Сколько же газа может переработать такой вот ГП-2? Когда буровики Полярной экспедиции сдадут все двенадцать запланированных скважин, отсюда в газопровод смогут пойти 30 миллионов кубометров газа в сутки. Чтобы реально представить себе такую цифру, можно сказать, что это — больше половины всей суточной потребности Москвы в топливе! А таких газосборных пунктов только на Медвежьем месторождении будет десять.

Поразительны по своей мощи заполярные месторождения. В среднем по стране обычная скважина отдает ежедневно 180 тысяч кубометров природного газа. А скважины Медвежьего — 2,5 миллиона кубометров, в четырнадцать раз больше! Когда же в действие вступит Уренгой, эти показатели возрастут еще намного. Вот почему, несмотря на дальние расстояния и трудные природные условия, ямальский газ будет самым дешевым в стране, а все многолетние расходы по разведке, строительству сборных пунктов и прокладке трубопроводов окупятся за два-три года.

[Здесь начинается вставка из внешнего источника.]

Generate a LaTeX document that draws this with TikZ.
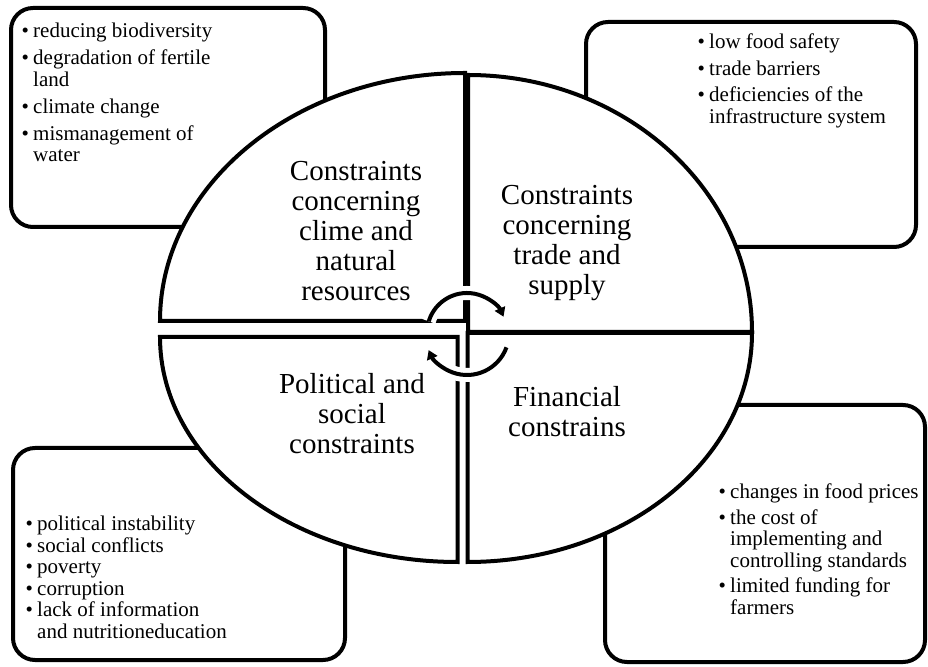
\documentclass[tikz,border=0pt]{standalone}
\usepackage{fontspec}
\setmainfont{Liberation Serif}
\usetikzlibrary{arrows.meta}
\newcommand{\bu}{\makebox[11.7pt][l]{•}}
\newcommand{\bi}{\hspace*{11.7pt}}
\begin{document}
\begin{tikzpicture}[x=1pt,y=1pt,
  box/.style={draw=black, line width=4pt, rounded corners=22pt, fill=white},
  quad/.style={draw=black, line width=4pt, fill=white},
  qlabel/.style={inner sep=0pt, anchor=base, font=\fontsize{29}{30}\selectfont},
  blist/.style={inner sep=0pt, anchor=base west, font=\fontsize{21}{21.5}\selectfont},
  casing/.style={draw=white, line width=14pt},
  cyc/.style={draw=black, line width=4pt, -{Triangle[length=9pt,width=11pt]}}
]
\useasboundingbox (0,0) rectangle (928,666);
\fill[white] (0,0) rectangle (928,666);

% outer boxes
\draw[box] (11,439) rectangle (325,658);
\draw[box] (586,419) rectangle (916,644);
\draw[box] (13,6) rectangle (345,218);
\draw[box] (605,4) rectangle (925,261);

% quadrants
\draw[quad] (465,345) -- (160,345) arc[start angle=180, end angle=90, x radius=305, y radius=248] -- cycle;
\draw[quad] (468,334) -- (468,591) arc[start angle=90, end angle=0, x radius=284, y radius=257] -- cycle;
\draw[quad] (457.5,329) -- (160,329) arc[start angle=180, end angle=270, x radius=297.5, y radius=225] -- cycle;
\draw[quad] (467.5,333) -- (467.5,104) arc[start angle=270, end angle=360, x radius=284.5, y radius=229] -- cycle;

% cycle arrows
\coordinate (cc) at (467,333);
\path[casing] ([shift={(163:40)}]cc) arc[start angle=163, end angle=24, radius=40];
\path[casing] ([shift={(-20:42)}]cc) arc[start angle=-20, end angle=-156, radius=42];
\draw[cyc] ([shift={(163:40)}]cc) arc[start angle=163, end angle=24, radius=40];
\draw[cyc] ([shift={(-20:42)}]cc) arc[start angle=-20, end angle=-156, radius=42];

% quadrant labels
\node[qlabel] (qtl) at (356,485) {\begin{tabular}[t]{@{}c@{}}Constraints\\concerning\\clime and\\natural\\resources\end{tabular}};
\node[qlabel] (qtr) at (567,461) {\begin{tabular}[t]{@{}c@{}}Constraints\\concerning\\trade and\\supply\end{tabular}};
\node[qlabel] (qbl) at (352,272) {\begin{tabular}[t]{@{}c@{}}Political and\\social\\constraints\end{tabular}};
\node[qlabel] (qbr) at (567,259) {\begin{tabular}[t]{@{}c@{}}Financial\\constrains\end{tabular}};

% bullet lists
\node[blist] (ltl) at (21.3,628) {\begin{tabular}[t]{@{}l@{}}\bu reducing biodiversity\\[5.5pt]\bu degradation of fertile\\\bi land\\[5.5pt]\bu climate change\\[5.5pt]\bu mismanagement of\\\bi water\end{tabular}};
\node[blist] (ltr) at (697.3,617) {\begin{tabular}[t]{@{}l@{}}\bu low food safety\\[5pt]\bu trade barriers\\[5pt]\bu deficiencies of the\\\bi infrastructure system\end{tabular}};
\node[blist] (lbl) at (25.3,135) {\begin{tabular}[t]{@{}l@{}}\bu political instability\\\bu social conflicts\\\bu poverty\\\bu corruption\\\bu lack of information\\\bi and nutritioneducation\end{tabular}};
\node[blist] (lbr) at (718.3,167) {\begin{tabular}[t]{@{}l@{}}\bu changes in food prices\\[4pt]\bu the cost of\\\bi implementing and\\\bi controlling standards\\[4pt]\bu limited funding for\\\bi farmers\end{tabular}};
\end{tikzpicture}
\end{document}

История строительства первенца газовой индустрии Ямала еще ждет своего взволнованного комментатора. Эти три месяца были фронтовыми. Мне рассказывали, как в жестокие морозы сварщики и монтажники сутками не покидали рабочих мест. Как сложные блоки прямо из большегрузных самолетов и вертолетов перекочевывали на строительные леса. Как молодые инженеры, неделями не бывая дома, на месте вносили ценные улучшения в проект. Как, пользуясь короткими минутами разгрузки, засыпали в кабинах трактористы и шоферы. Как поварихи, чувствуя себя такими же строителями ГП-2, ночью разносили горячий крепкий чай прямо по бригадам. Это был коллективный трудовой подвиг. И он увенчался успехом — первый газосборный пункт был сдан в назначенный срок.

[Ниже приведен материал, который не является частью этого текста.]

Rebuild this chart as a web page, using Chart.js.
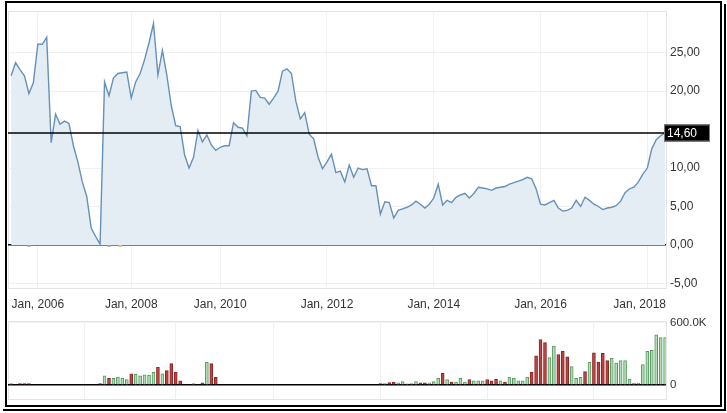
<!DOCTYPE html>
<html><head><meta charset="utf-8">
<script src="https://cdn.jsdelivr.net/npm/chart.js@4.4.1/dist/chart.umd.min.js"></script>
<style>
html,body{margin:0;padding:0;background:#fff;width:727px;height:413px;overflow:hidden;font-family:"Liberation Sans",Arial,sans-serif}
canvas{position:absolute;left:0}
#c1{top:0}
#c2{top:310px}
.ln{position:absolute;background:#000}
</style></head><body>
<canvas id="c1" width="727" height="320"></canvas>
<canvas id="c2" width="727" height="100"></canvas>
<div class="ln" style="left:5px;top:1px;width:717px;height:2px"></div>
<div class="ln" style="left:5px;top:1px;width:2px;height:406px"></div>
<div class="ln" style="left:720px;top:1px;width:2px;height:406px"></div>
<div class="ln" style="left:5px;top:405px;width:717px;height:2px"></div>
<div class="ln" style="left:724px;top:4px;width:2px;height:407px"></div>
<div class="ln" style="left:3px;top:409px;width:723px;height:2px"></div>
<script>
// ---- data (monthly points, ordinal axis) ----
const price = [
 22.0,23.7,22.8,22.0,19.7,21.1,26.1,26.1,27.0,13.3,
 17.0,15.7,16.1,15.8,12.9,10.8,8.2,6.3,2.2,1.1,
 0.1,21.2,19.4,21.7,22.3,22.4,22.5,19.1,21.2,22.3,
 24.1,26.3,28.8,22.1,25.3,22.1,18.1,15.5,15.4,11.7,
 10.0,11.4,14.9,13.4,14.3,13.0,12.3,12.7,12.9,12.9,
 15.9,15.3,15.2,14.2,20.0,20.1,19.2,19.1,18.3,19.1,
 20.0,22.6,22.9,22.3,18.7,16.4,17.2,14.4,13.8,11.4,
 9.9,10.8,11.8,9.4,9.6,8.2,10.4,8.8,10.0,9.8,
 9.9,7.7,7.7,4.0,5.6,5.5,3.5,4.5,4.7,4.9,
 5.2,5.7,5.3,4.8,5.3,6.1,7.9,5.2,5.8,5.5,
 6.2,6.5,6.7,6.1,6.7,7.5,7.4,7.3,7.1,7.4,
 7.5,7.6,7.9,8.1,8.3,8.5,8.8,8.6,7.3,5.3,
 5.2,5.5,5.8,4.8,4.4,4.5,4.8,5.8,5.0,6.2,
 5.8,5.3,5.0,4.6,4.8,4.9,5.1,5.7,6.8,7.3,
 7.5,8.2,9.2,10.0,12.5,13.7,14.2,14.6
];
// volume in thousands
const volume = [
 15,0,15,15,15,0,0,0,0,0,
 0,0,0,0,0,0,0,0,0,0,
 15,90,66,66,78,66,54,110,105,90,
 100,95,127,172,110,140,207,127,41,0,
 0,15,0,21,219,207,74,0,0,0,
 0,0,0,0,0,0,0,0,0,0,
 0,0,0,0,0,0,0,0,0,0,
 0,0,0,0,0,0,0,0,0,0,
 0,0,0,15,15,24,30,21,33,12,
 15,33,21,21,21,33,66,113,54,30,
 30,66,30,54,42,42,42,54,42,57,
 42,30,78,66,42,42,78,124,282,440,
 411,266,376,296,326,272,178,65,74,130,
 222,311,222,308,237,258,213,237,237,59,
 18,18,198,326,337,485,459,459
];
// 1 = up (green), -1 = down (red)
const direction = [
 1,0,-1,-1,-1,0,0,0,0,0,
 0,0,0,0,0,0,0,0,0,0,
 -1,1,-1,1,1,1,1,-1,1,1,
 1,1,1,-1,1,-1,-1,-1,-1,0,
 0,1,0,-1,1,-1,-1,0,0,0,
 0,0,0,0,0,0,0,0,0,0,
 0,0,0,0,0,0,0,0,0,0,
 0,0,0,0,0,0,0,0,0,0,
 0,0,0,-1,1,-1,-1,1,1,1,
 1,1,-1,-1,1,1,1,-1,1,-1,
 1,1,1,-1,1,1,1,-1,-1,-1,
 1,-1,1,1,1,1,1,-1,-1,-1,
 -1,1,1,-1,-1,-1,1,1,1,-1,
 1,-1,-1,-1,-1,1,1,1,1,1,
 1,1,1,1,1,1,1,1
];
const tickLabels = ['Jan, 2006','Jan, 2008','Jan, 2010','Jan, 2012','Jan, 2014','Jan, 2016','Jan, 2018'];
const tickIndex = [6,27,47,71,95,119,143];
const priceTicks = [-5,0,5,10,20,25];
const volumeTicks = [0,600000];
const lastPrice = 14.6;
const eventIndex = [4,22,24.5];
const eventKind = ['gray','gray','orange'];

// ---- styling ----
const FONT = '"Liberation Sans", Arial, sans-serif';
const GRID = '#f0f0f0';
const X_MIN = -0.7, X_MAX = 147.2;
const fmtPrice = v => v.toFixed(2).replace('.', ',');

const framePlugin = {
  id: 'frame',
  beforeDraw(chart) {
    const {ctx, chartArea: a} = chart;
    ctx.save();
    ctx.strokeStyle = '#e4e4e4';
    ctx.lineWidth = 1;
    ctx.strokeRect(Math.round(a.left) + 0.5, Math.round(a.top) + 0.5, Math.round(a.right - a.left), Math.round(a.bottom - a.top));
    ctx.restore();
    // keep last x label inside the plot area
    const sx = chart.scales.x;
    const getItems = sx && (sx.getLabelItems || sx._getLabelItems);
    if (getItems && sx.options.ticks.display) {
      try {
        const items = getItems.call(sx, a);
        const last = items[items.length - 1];
        if (last) {
          ctx.save();
          ctx.font = '12px ' + FONT;
          const w = ctx.measureText(last.label).width;
          ctx.restore();
          if (last.options.translation[0] + w / 2 > a.right) {
            last.options.translation[0] = a.right - w / 2;
          }
        }
      } catch (e) {}
    }
  }
};

const lastPricePlugin = {
  id: 'lastPrice',
  afterDatasetsDraw(chart) {
    const {ctx, chartArea: a} = chart;
    const y = Math.round(chart.scales.y.getPixelForValue(lastPrice));
    ctx.save();
    ctx.strokeStyle = '#000';
    ctx.lineWidth = 1.5;
    ctx.beginPath();
    ctx.moveTo(a.left, y);
    ctx.lineTo(a.right, y);
    ctx.stroke();
    const bx = a.right - 2, bw = 46, bh = 17;
    ctx.fillStyle = '#000';
    ctx.fillRect(bx, y - bh / 2, bw, bh);
    ctx.strokeStyle = '#777';
    ctx.lineWidth = 1;
    ctx.strokeRect(bx + 0.5, y - bh / 2 + 0.5, bw - 1, bh - 1);
    ctx.fillStyle = '#fff';
    ctx.font = '12px ' + FONT;
    ctx.textBaseline = 'middle';
    ctx.textAlign = 'left';
    ctx.fillText(fmtPrice(lastPrice), bx + 3, y + 1);
    ctx.restore();
  }
};

Chart.defaults.font.family = FONT;
Chart.defaults.font.size = 12;
Chart.defaults.color = '#333';

new Chart(document.getElementById('c1'), {
  type: 'line',
  data: {
    datasets: [
      {
        data: price.map((v, i) => ({x: i, y: v})),
        borderColor: '#6590b8',
        borderWidth: 1.4,
        backgroundColor: '#e5edf4',
        fill: 'origin',
        pointRadius: 0,
        tension: 0
      },
      {
        data: eventIndex.map(i => ({x: i, y: 0})),
        showLine: false,
        pointStyle: 'rect',
        pointRadius: 2.6,
        borderWidth: 0,
        backgroundColor: eventKind.map(k => k === 'orange' ? '#e8b463' : '#a0a0a0')
      }
    ]
  },
  options: {
    responsive: false,
    animation: false,
    devicePixelRatio: 1,
    layout: {padding: {left: 8, right: 6, top: 7, bottom: 7}},
    plugins: {legend: {display: false}, tooltip: {enabled: false}},
    scales: {
      x: {
        type: 'linear',
        min: X_MIN, max: X_MAX,
        afterBuildTicks: s => { s.ticks = tickIndex.map(v => ({value: v})); },
        afterFit: s => { s.height = 25; },
        grid: {color: GRID, drawTicks: false},
        border: {display: false},
        ticks: {
          autoSkip: false, maxRotation: 0, padding: 9, color: '#333',
          font: {size: 12},
          callback: v => tickLabels[tickIndex.indexOf(v)]
        }
      },
      y: {
        position: 'right',
        min: -5.6, max: 30.4,
        afterBuildTicks: s => { s.ticks = priceTicks.map(v => ({value: v})); },
        afterFit: s => { s.width = 55; },
        grid: {
          drawTicks: false,
          color: c => c.tick && c.tick.value === 0 ? '#000' : GRID,
          lineWidth: c => c.tick && c.tick.value === 0 ? 1.5 : 1
        },
        border: {display: false},
        ticks: {padding: 4, color: '#333', font: {size: 12}, callback: v => fmtPrice(v)}
      }
    }
  },
  plugins: [framePlugin, lastPricePlugin]
});

new Chart(document.getElementById('c2'), {
  type: 'bar',
  data: {
    datasets: [{
      data: volume.map((v, i) => ({x: i, y: v > 0 ? v * 1000 : null})),
      backgroundColor: direction.map(d => d > 0 ? '#b3dcb7' : '#b94545'),
      borderColor: direction.map(d => d > 0 ? '#549a5e' : '#8e2424'),
      borderWidth: 1,
      borderSkipped: 'bottom',
      barThickness: 3
    }]
  },
  options: {
    responsive: false,
    animation: false,
    devicePixelRatio: 1,
    layout: {padding: {left: 8, right: 6, top: 7, bottom: 8}},
    plugins: {legend: {display: false}, tooltip: {enabled: false}},
    scales: {
      x: {
        type: 'linear',
        min: X_MIN, max: X_MAX,
        offset: false,
        afterBuildTicks: s => { s.ticks = tickIndex.map(v => ({value: v})); },
        afterFit: s => { s.height = 0; },
        grid: {color: GRID, drawTicks: false},
        border: {display: false},
        ticks: {display: false}
      },
      y: {
        position: 'right',
        min: -135000, max: 620000,
        afterBuildTicks: s => { s.ticks = volumeTicks.map(v => ({value: v})); },
        afterFit: s => { s.width = 55; },
        grid: {
          drawTicks: false,
          color: c => c.tick && c.tick.value === 0 ? '#000' : GRID,
          lineWidth: c => c.tick && c.tick.value === 0 ? 1.5 : 1
        },
        border: {display: false},
        ticks: {padding: 4, color: '#333', font: {size: 11.5},
          callback: v => v === 0 ? '0' : (v / 1000).toFixed(1) + 'K'}
      }
    }
  },
  plugins: [framePlugin]
});
</script>
</body></html>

ГП-2 работает. Ямальский газ — газ северной тундры — десятками миллионов кубометров идет на предприятия Урала. Большинство строителей откочевало на новую площадку, где уже начал монтироваться следующий газосборный пункт ГП-3 — оборудование для него прибыло из Франции. На и на старом месте немало дел. Буровики проводят новые скважины, готовя выход газосборного пункта на проектную мощность. Специалисты отлаживают автоматику. Когда ее полностью подключат, огромное сооружение будут обслуживать в смену всего девять человек, из них больше половины — инженеры и техники.

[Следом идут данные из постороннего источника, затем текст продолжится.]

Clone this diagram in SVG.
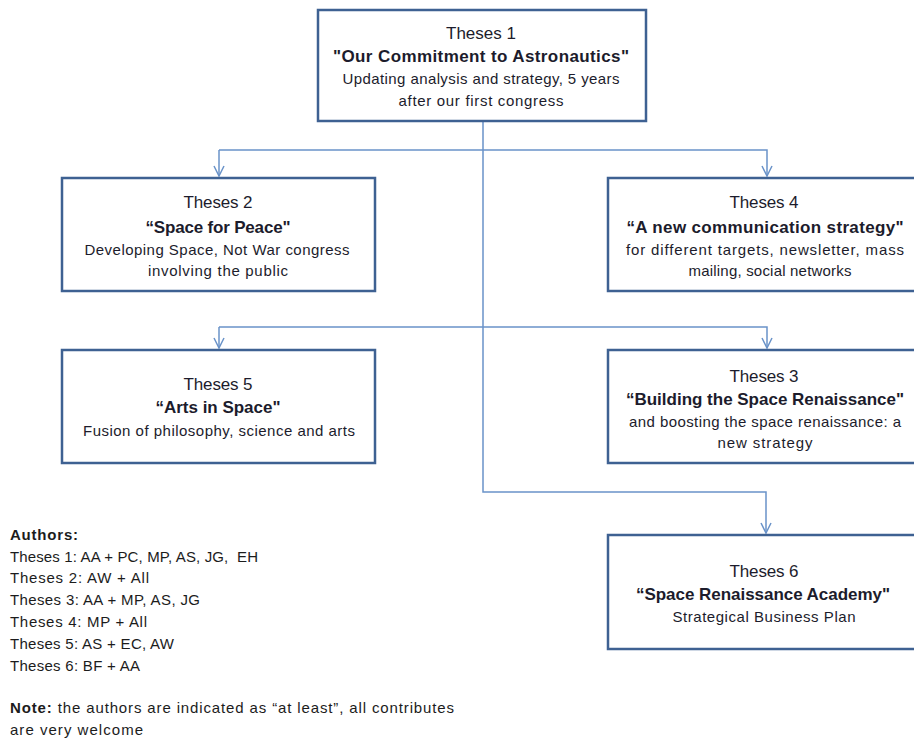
<svg xmlns="http://www.w3.org/2000/svg" width="914" height="740" viewBox="0 0 914 740">
<defs>
<style>
.box{fill:#ffffff;stroke:#3e6192;stroke-width:2.5}
.con{fill:none;stroke:#6a93c9;stroke-width:1.5}
.t{font-family:"Liberation Sans",Arial,sans-serif;fill:#1c1c2c;text-anchor:middle}
.h{font-size:17px}
.b{font-size:17px;font-weight:bold}
.s{font-size:15px}
.a{font-family:"Liberation Sans",Arial,sans-serif;fill:#1c1c1c;font-size:15px}
.ab{font-weight:bold}
</style>
<marker id="arr" viewBox="0 0 12 12" refX="11" refY="6" markerWidth="12" markerHeight="12" markerUnits="userSpaceOnUse" orient="auto">
<path d="M1,1 L11,6 L1,11" fill="none" stroke="#6a93c9" stroke-width="1.5"/>
</marker>
</defs>
<rect width="914" height="740" fill="#ffffff"/>
<g id="connectors">
<path class="con" d="M483,121 V492 H766 V533" marker-end="url(#arr)"/>
<path class="con" d="M219,150 H767 V176" marker-end="url(#arr)"/>
<path class="con" d="M219,150 V176" marker-end="url(#arr)"/>
<path class="con" d="M219,327 H767 V348" marker-end="url(#arr)"/>
<path class="con" d="M219,327 V348" marker-end="url(#arr)"/>
</g>
<g id="n1">
<rect class="box" x="318" y="10" width="328" height="111"/>
<text class="t h" x="481" y="39" textLength="70">Theses 1</text>
<text class="t b" x="481" y="62" textLength="296">"Our Commitment to Astronautics"</text>
<text class="t s" x="481" y="84" textLength="277">Updating analysis and strategy, 5 years</text>
<text class="t s" x="481" y="106" textLength="165">after our first congress</text>
</g>
<g id="n2">
<rect class="box" x="62" y="178" width="313" height="113"/>
<text class="t h" x="218" y="208" textLength="69">Theses 2</text>
<text class="t b" x="218" y="233" textLength="145">“Space for Peace"</text>
<text class="t s" x="217" y="255" textLength="265">Developing Space, Not War congress</text>
<text class="t s" x="218" y="276" textLength="140">involving the public</text>
</g>
<g id="n4">
<rect class="box" x="608" y="178" width="330" height="113"/>
<text class="t h" x="764" y="208" textLength="69">Theses 4</text>
<text class="t b" x="765" y="233" textLength="277">“A new communication strategy"</text>
<text class="t s" x="765" y="255" textLength="278">for different targets, newsletter, mass</text>
<text class="t s" x="770" y="276" textLength="163">mailing, social networks</text>
</g>
<g id="n5">
<rect class="box" x="62" y="350" width="313" height="113"/>
<text class="t h" x="218" y="390" textLength="69">Theses 5</text>
<text class="t b" x="218" y="413" textLength="125">“Arts in Space"</text>
<text class="t s" x="219" y="436" textLength="272">Fusion of philosophy, science and arts</text>
</g>
<g id="n3">
<rect class="box" x="608" y="350" width="330" height="113"/>
<text class="t h" x="764" y="382" textLength="69">Theses 3</text>
<text class="t b" x="765" y="405" textLength="278">“Building the Space Renaissance"</text>
<text class="t s" x="765" y="427" textLength="272">and boosting the space renaissance: a</text>
<text class="t s" x="765" y="448" textLength="95">new strategy</text>
</g>
<g id="n6">
<rect class="box" x="608" y="535" width="330" height="114"/>
<text class="t h" x="764" y="577" textLength="69">Theses 6</text>
<text class="t b" x="763" y="600" textLength="254">“Space Renaissance Academy"</text>
<text class="t s" x="764" y="622" textLength="183">Strategical Business Plan</text>
</g>
<g id="authors">
<text class="a ab" x="10" y="540" textLength="68">Authors:</text>
<text class="a" x="10" y="562" textLength="248">Theses 1: AA + PC, MP, AS, JG,&#160; EH</text>
<text class="a" x="10" y="583" textLength="139">Theses 2: AW + All</text>
<text class="a" x="10" y="605" textLength="190">Theses 3: AA + MP, AS, JG</text>
<text class="a" x="10" y="627" textLength="137">Theses 4: MP + All</text>
<text class="a" x="10" y="649" textLength="164">Theses 5: AS + EC, AW</text>
<text class="a" x="10" y="671" textLength="130">Theses 6: BF + AA</text>
<text class="a" x="10" y="713" textLength="444"><tspan class="ab">Note:</tspan> the authors are indicated as “at least”, all contributes</text>
<text class="a" x="10" y="735" textLength="133">are very welcome</text>
</g>
</svg>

Дворец в тундре… Я ходил по нему не один. Вместе со мной были Гена Быстров и Петро Дудка, Аркадий Краев и Саша Анищенко, Вадим Бованенко и Петя Баженов. Я мысленно разговаривал с ними, вспоминал, вспоминал, вспоминал…

Будь моя воля, я привозил бы сюда всех людей, связанных с открытием заполярного газа, — геофизиков, буровиков, пилотов и снабженцев, механиков и учителей северных школ. Может быть, именно здесь становится особенно ясно: если строят в тундре такие промышленные дворцы, значит, годы ка Севере прожиты недаром.

Однако добыть газ — только часть дела. Его нужно доставить потребителю. Создание сверхмощных промыслов продиктовало решение еще одной народнохозяйственной проблемы — прокладку системы сверхмощных магистральных трубопроводов.